Veli che ondeggiano lungo i profili celati delle donne, ma anche donne forti, determinate, artefici del proprio destino. Uomini che danno voce e si oppongono alla voglia di indipendenza e libertà del mondo femminile, la cui riaffermazione del proprio diritto spesso passa per le carte di una burocratizzazione ad appannaggio del mondo maschile. E ancora, donne che tentano di riprendersi la loro identità, femminilità, oltrepassando il confine stabilmente attivo dell'occhio maschile. Elementi precisi e descrittivi che non appartengono solo all'opera di Un mercoledì di maggio di Vahid Jalilvand, ma che attraversano un po' tutta la cinematografia iraniana, spesso declinata e analizzata attraverso la lente straniante di una femminilità interrotta, censurata eppure in stabile ‘risalita'. Anche qui il dilemma etico posto in essere dal protagonista Jalal si trasforma infatti in un circolo di malessere e frustrazione incarnato a più riprese dalla donne che abitano la società di Teheran, un limbo in graduale trasformazione dove il vecchio convive con il nuovo, la tradizione con il progresso. Come nel gioco di specchi creato sedici anni fa da Jafar Panahi con Il cerchio, la condizione segregante dell'universo femminile iraniano continua a essere spunto di riflessione, metro di paragone, mezzo di analisi e rilettura di una società che prosegue il proprio cammino di modernizzazione pur restando in parte ancorata a certi ‘nodi' del passato. Un'opera prima imperfetta che pure condensa nella geometria frammentaria di luoghi e storie l'impasse sociale di un territorio in progressiva crescita, ma ancora per certi versi lontano da un'idea di eguaglianza e parità sociale.

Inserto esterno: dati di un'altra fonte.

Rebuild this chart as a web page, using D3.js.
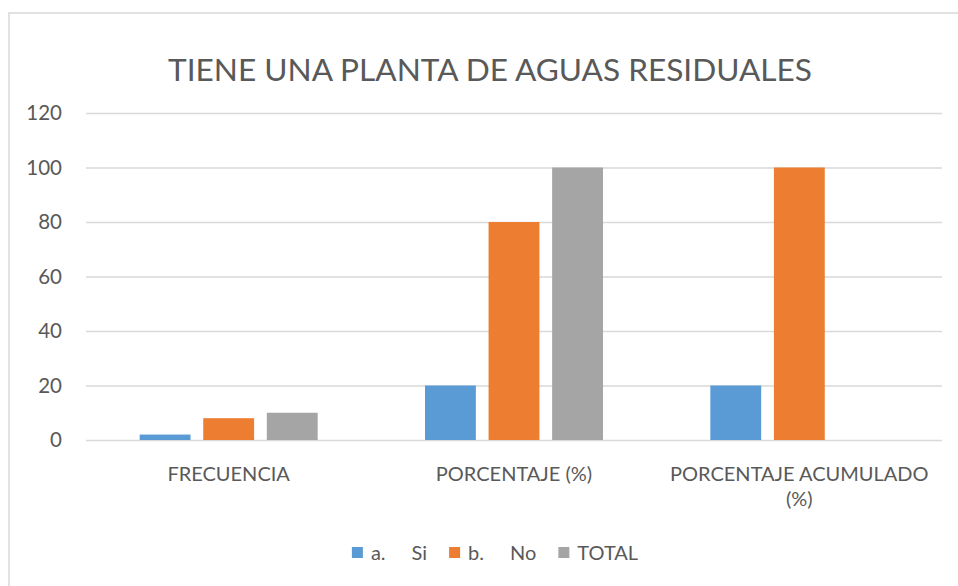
<!DOCTYPE html>
<html><head><meta charset="utf-8">
<script src="https://cdn.jsdelivr.net/npm/d3@7/dist/d3.min.js"></script>
<style>
html,body{margin:0;padding:0;background:#fff;}
svg{display:block;font-family:Lato,"Open Sans",sans-serif;}
</style></head>
<body>
<script>
const title = "TIENE UNA PLANTA DE AGUAS RESIDUALES";
const categories = ["FRECUENCIA", "PORCENTAJE (%)", "PORCENTAJE ACUMULADO (%)"];
const seriesNames = ["a.\tSi", "b.\tNo", "TOTAL"];
const seriesColors = ["#5B9BD5", "#ED7D31", "#A5A5A5"];
const valuesSi = [2, 20, 20];
const valuesNo = [8, 80, 100];
const valuesTotal = [10, 100, null];
const yTicks = [0, 20, 40, 60, 80, 100, 120];

const seriesValues = [valuesSi, valuesNo, valuesTotal];
const W = 958, H = 586;
const textColor = "#595959", gridColor = "#D9D9D9";
const plot = {left: 86, right: 942, top: 113, bottom: 440};

const svg = d3.select("body").append("svg").attr("width", W).attr("height", H);

svg.append("rect").attr("x", 9).attr("y", 13).attr("width", 1000).attr("height", 1000)
  .attr("fill", "#fff").attr("stroke", gridColor).attr("stroke-width", 1.5);

svg.append("text").attr("x", 490).attr("y", 81).attr("text-anchor", "middle")
  .attr("font-size", 31.6).attr("fill", textColor).text(title);

const y = d3.scaleLinear().domain([0, 120]).range([plot.bottom, plot.top]);
const x0 = d3.scaleBand().domain(categories).range([plot.left, plot.right]).padding(0);
const groupW = 178;
const x1 = d3.scaleBand().domain(seriesNames).range([0, groupW]).paddingInner(0.2).paddingOuter(0);

const yAxis = svg.append("g").attr("transform", `translate(${plot.left},0)`)
  .call(d3.axisLeft(y).tickValues(yTicks).tickSize(-(plot.right - plot.left)).tickPadding(24).tickFormat(d3.format("d")));
yAxis.select(".domain").remove();
yAxis.selectAll(".tick line").attr("stroke", gridColor).attr("stroke-width", 1.5);
yAxis.selectAll(".tick text").attr("fill", textColor).attr("font-size", 20.5)
  .attr("font-family", "Lato,'Open Sans',sans-serif");

const groups = svg.append("g").selectAll("g").data(categories).join("g")
  .attr("transform", d => `translate(${x0(d) + (x0.bandwidth() - groupW) / 2},0)`);
groups.selectAll("rect")
  .data((c, ci) => seriesNames.map((s, si) => ({s, si, v: seriesValues[si][ci]})).filter(d => d.v != null))
  .join("rect")
  .attr("x", d => x1(d.s)).attr("width", x1.bandwidth())
  .attr("y", d => y(d.v)).attr("height", d => y(0) - y(d.v))
  .attr("fill", d => seriesColors[d.si]);

// category labels with wrapping
const maxLabelW = x0.bandwidth() - 10;
categories.forEach(c => {
  const t = svg.append("text").attr("x", x0(c) + x0.bandwidth() / 2).attr("y", 481)
    .attr("text-anchor", "middle").attr("font-size", 20).attr("fill", textColor);
  const words = c.split(" ");
  let line = [];
  let ts = t.append("tspan").attr("x", x0(c) + x0.bandwidth() / 2).attr("dy", 0);
  words.forEach(w => {
    line.push(w);
    ts.text(line.join(" "));
    if (ts.node().getComputedTextLength() > maxLabelW && line.length > 1) {
      line.pop(); ts.text(line.join(" "));
      line = [w];
      ts = t.append("tspan").attr("x", x0(c) + x0.bandwidth() / 2).attr("dy", 25).text(w);
    }
  });
});

// legend
const legend = svg.append("g");
const items = [];
seriesNames.forEach((s, i) => {
  const g = legend.append("g");
  g.append("rect").attr("x", 0).attr("y", -6).attr("width", 11).attr("height", 11).attr("fill", seriesColors[i]);
  const parts = s.split("\t");
  const t = g.append("text").attr("x", 19).attr("y", 7).attr("font-size", 20).attr("fill", textColor);
  t.append("tspan").text(parts[0]);
  if (parts[1]) t.append("tspan").attr("dx", 26).text(parts[1]);
  const w = 19 + t.node().getComputedTextLength() + (parts[1] ? 26 : 0);
  items.push({g, w});
});
let total = items.reduce((a, b) => a + b.w, 0) + 22 * (items.length - 1);
let start = 495 - total / 2;
items.forEach(it => { it.g.attr("transform", `translate(${start},553)`); start += it.w + 22; });
</script>
</body></html>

Un mercoledì di maggio Per il filone Nuovo Cinema Teheran, Academy Two porta nelle sale italiane Un mercoledì di Maggio, opera prima dell'iraniano Vahid Jalilvand che seguendo i canoni del neo-realismo iraniano mette a fuoco l'impasse etica, sociale e morale di una società in qualche misura profondamente segnata dalle disparità di sesso e sociali, dove lo stato di abbandono e disperazione ancora rappresentano una voce importante dei propri cittadini. Donne che vivono e sopravvivono in un mondo di uomini sembra essere ancora il tema caldo del cinema iraniano, declinato tanto nelle storie dei registi popolari (Kiarostami, Panahi, Farhadi), così come nell'aspetto più ‘grezzo’, imperfetto ma similmente efficace della squadra nascente di questi giovani e talentuosi registi contemporanei.